#### [EXERCISE INSTRUCTIONS]
Print the listing in its entirety and exactly, leaving out images.

#### [SUPPLIED MATERIAL]
** START **

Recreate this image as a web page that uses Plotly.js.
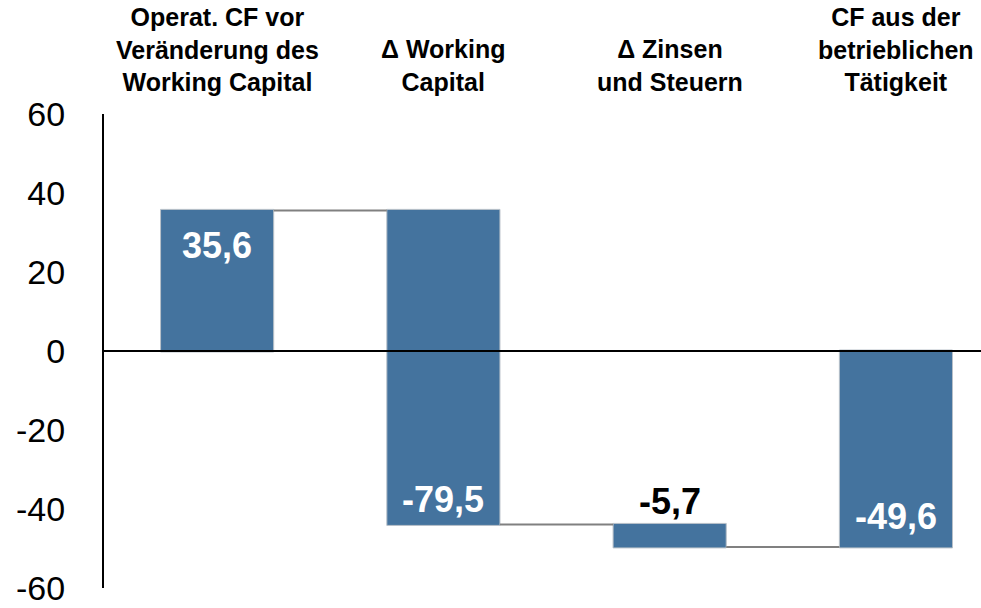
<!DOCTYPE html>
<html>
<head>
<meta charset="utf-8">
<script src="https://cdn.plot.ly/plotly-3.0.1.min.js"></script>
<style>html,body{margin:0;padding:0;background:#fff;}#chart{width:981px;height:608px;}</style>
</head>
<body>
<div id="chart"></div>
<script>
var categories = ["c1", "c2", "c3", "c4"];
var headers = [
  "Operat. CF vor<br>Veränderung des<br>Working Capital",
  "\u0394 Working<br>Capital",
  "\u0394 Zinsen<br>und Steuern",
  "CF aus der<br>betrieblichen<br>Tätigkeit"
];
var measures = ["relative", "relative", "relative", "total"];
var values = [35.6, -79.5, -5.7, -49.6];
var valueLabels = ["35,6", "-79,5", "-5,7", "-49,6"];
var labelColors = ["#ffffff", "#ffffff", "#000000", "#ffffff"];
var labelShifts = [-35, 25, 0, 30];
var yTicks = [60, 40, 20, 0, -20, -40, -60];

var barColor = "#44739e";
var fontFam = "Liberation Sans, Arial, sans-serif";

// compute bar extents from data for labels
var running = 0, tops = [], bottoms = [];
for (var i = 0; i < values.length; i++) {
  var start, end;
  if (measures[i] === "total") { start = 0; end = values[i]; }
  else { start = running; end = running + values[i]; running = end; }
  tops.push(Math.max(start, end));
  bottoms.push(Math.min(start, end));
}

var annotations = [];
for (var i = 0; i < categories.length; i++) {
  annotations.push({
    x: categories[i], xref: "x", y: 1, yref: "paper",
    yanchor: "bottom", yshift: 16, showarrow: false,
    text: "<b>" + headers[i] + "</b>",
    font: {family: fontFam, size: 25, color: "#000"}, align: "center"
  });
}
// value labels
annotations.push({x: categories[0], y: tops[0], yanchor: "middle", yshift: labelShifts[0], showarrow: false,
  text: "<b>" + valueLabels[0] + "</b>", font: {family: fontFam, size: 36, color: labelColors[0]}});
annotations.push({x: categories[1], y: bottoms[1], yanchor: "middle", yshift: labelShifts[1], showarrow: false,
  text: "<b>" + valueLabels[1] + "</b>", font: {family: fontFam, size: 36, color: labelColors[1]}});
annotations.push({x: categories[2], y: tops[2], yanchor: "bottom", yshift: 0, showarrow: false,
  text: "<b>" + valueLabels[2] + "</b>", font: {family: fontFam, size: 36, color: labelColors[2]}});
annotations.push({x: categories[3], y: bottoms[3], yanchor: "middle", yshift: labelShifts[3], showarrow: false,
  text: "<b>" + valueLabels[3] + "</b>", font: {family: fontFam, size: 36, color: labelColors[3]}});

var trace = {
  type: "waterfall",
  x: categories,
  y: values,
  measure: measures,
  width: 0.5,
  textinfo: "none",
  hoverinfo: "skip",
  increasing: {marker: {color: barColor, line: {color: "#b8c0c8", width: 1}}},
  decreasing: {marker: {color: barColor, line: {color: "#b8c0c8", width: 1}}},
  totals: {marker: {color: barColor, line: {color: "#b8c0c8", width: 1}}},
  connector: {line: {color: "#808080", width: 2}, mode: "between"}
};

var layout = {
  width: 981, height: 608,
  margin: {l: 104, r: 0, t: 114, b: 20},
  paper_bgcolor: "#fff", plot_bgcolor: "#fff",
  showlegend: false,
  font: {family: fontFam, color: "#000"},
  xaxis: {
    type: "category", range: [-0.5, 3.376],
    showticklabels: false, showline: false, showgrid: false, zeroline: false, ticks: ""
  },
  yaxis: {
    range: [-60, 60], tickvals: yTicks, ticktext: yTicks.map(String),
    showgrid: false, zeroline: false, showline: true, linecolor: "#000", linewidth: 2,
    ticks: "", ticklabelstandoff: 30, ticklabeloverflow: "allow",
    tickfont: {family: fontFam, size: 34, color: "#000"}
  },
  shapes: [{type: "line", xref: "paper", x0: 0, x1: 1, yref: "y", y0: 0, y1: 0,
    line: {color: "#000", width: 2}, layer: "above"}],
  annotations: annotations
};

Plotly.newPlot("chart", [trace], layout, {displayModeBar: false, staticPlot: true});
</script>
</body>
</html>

** END **

#### [PROBLEM SOLUTION]
Recreate this image as a web page that uses Plotly.js.
<!DOCTYPE html>
<html>
<head>
<meta charset="utf-8">
<script src="https://cdn.plot.ly/plotly-3.0.1.min.js"></script>
<style>html,body{margin:0;padding:0;background:#fff;}#chart{width:981px;height:608px;}</style>
</head>
<body>
<div id="chart"></div>
<script>
var categories = ["c1", "c2", "c3", "c4"];
var headers = [
  "Operat. CF vor<br>Veränderung des<br>Working Capital",
  "\u0394 Working<br>Capital",
  "\u0394 Zinsen<br>und Steuern",
  "CF aus der<br>betrieblichen<br>Tätigkeit"
];
var measures = ["relative", "relative", "relative", "total"];
var values = [35.6, -79.5, -5.7, -49.6];
var valueLabels = ["35,6", "-79,5", "-5,7", "-49,6"];
var labelColors = ["#ffffff", "#ffffff", "#000000", "#ffffff"];
var labelShifts = [-35, 25, 0, 30];
var yTicks = [60, 40, 20, 0, -20, -40, -60];

var barColor = "#44739e";
var fontFam = "Liberation Sans, Arial, sans-serif";

// compute bar extents from data for labels
var running = 0, tops = [], bottoms = [];
for (var i = 0; i < values.length; i++) {
  var start, end;
  if (measures[i] === "total") { start = 0; end = values[i]; }
  else { start = running; end = running + values[i]; running = end; }
  tops.push(Math.max(start, end));
  bottoms.push(Math.min(start, end));
}

var annotations = [];
for (var i = 0; i < categories.length; i++) {
  annotations.push({
    x: categories[i], xref: "x", y: 1, yref: "paper",
    yanchor: "bottom", yshift: 16, showarrow: false,
    text: "<b>" + headers[i] + "</b>",
    font: {family: fontFam, size: 25, color: "#000"}, align: "center"
  });
}
// value labels
annotations.push({x: categories[0], y: tops[0], yanchor: "middle", yshift: labelShifts[0], showarrow: false,
  text: "<b>" + valueLabels[0] + "</b>", font: {family: fontFam, size: 36, color: labelColors[0]}});
annotations.push({x: categories[1], y: bottoms[1], yanchor: "middle", yshift: labelShifts[1], showarrow: false,
  text: "<b>" + valueLabels[1] + "</b>", font: {family: fontFam, size: 36, color: labelColors[1]}});
annotations.push({x: categories[2], y: tops[2], yanchor: "bottom", yshift: 0, showarrow: false,
  text: "<b>" + valueLabels[2] + "</b>", font: {family: fontFam, size: 36, color: labelColors[2]}});
annotations.push({x: categories[3], y: bottoms[3], yanchor: "middle", yshift: labelShifts[3], showarrow: false,
  text: "<b>" + valueLabels[3] + "</b>", font: {family: fontFam, size: 36, color: labelColors[3]}});

var trace = {
  type: "waterfall",
  x: categories,
  y: values,
  measure: measures,
  width: 0.5,
  textinfo: "none",
  hoverinfo: "skip",
  increasing: {marker: {color: barColor, line: {color: "#b8c0c8", width: 1}}},
  decreasing: {marker: {color: barColor, line: {color: "#b8c0c8", width: 1}}},
  totals: {marker: {color: barColor, line: {color: "#b8c0c8", width: 1}}},
  connector: {line: {color: "#808080", width: 2}, mode: "between"}
};

var layout = {
  width: 981, height: 608,
  margin: {l: 104, r: 0, t: 114, b: 20},
  paper_bgcolor: "#fff", plot_bgcolor: "#fff",
  showlegend: false,
  font: {family: fontFam, color: "#000"},
  xaxis: {
    type: "category", range: [-0.5, 3.376],
    showticklabels: false, showline: false, showgrid: false, zeroline: false, ticks: ""
  },
  yaxis: {
    range: [-60, 60], tickvals: yTicks, ticktext: yTicks.map(String),
    showgrid: false, zeroline: false, showline: true, linecolor: "#000", linewidth: 2,
    ticks: "", ticklabelstandoff: 30, ticklabeloverflow: "allow",
    tickfont: {family: fontFam, size: 34, color: "#000"}
  },
  shapes: [{type: "line", xref: "paper", x0: 0, x1: 1, yref: "y", y0: 0, y1: 0,
    line: {color: "#000", width: 2}, layer: "above"}],
  annotations: annotations
};

Plotly.newPlot("chart", [trace], layout, {displayModeBar: false, staticPlot: true});
</script>
</body>
</html>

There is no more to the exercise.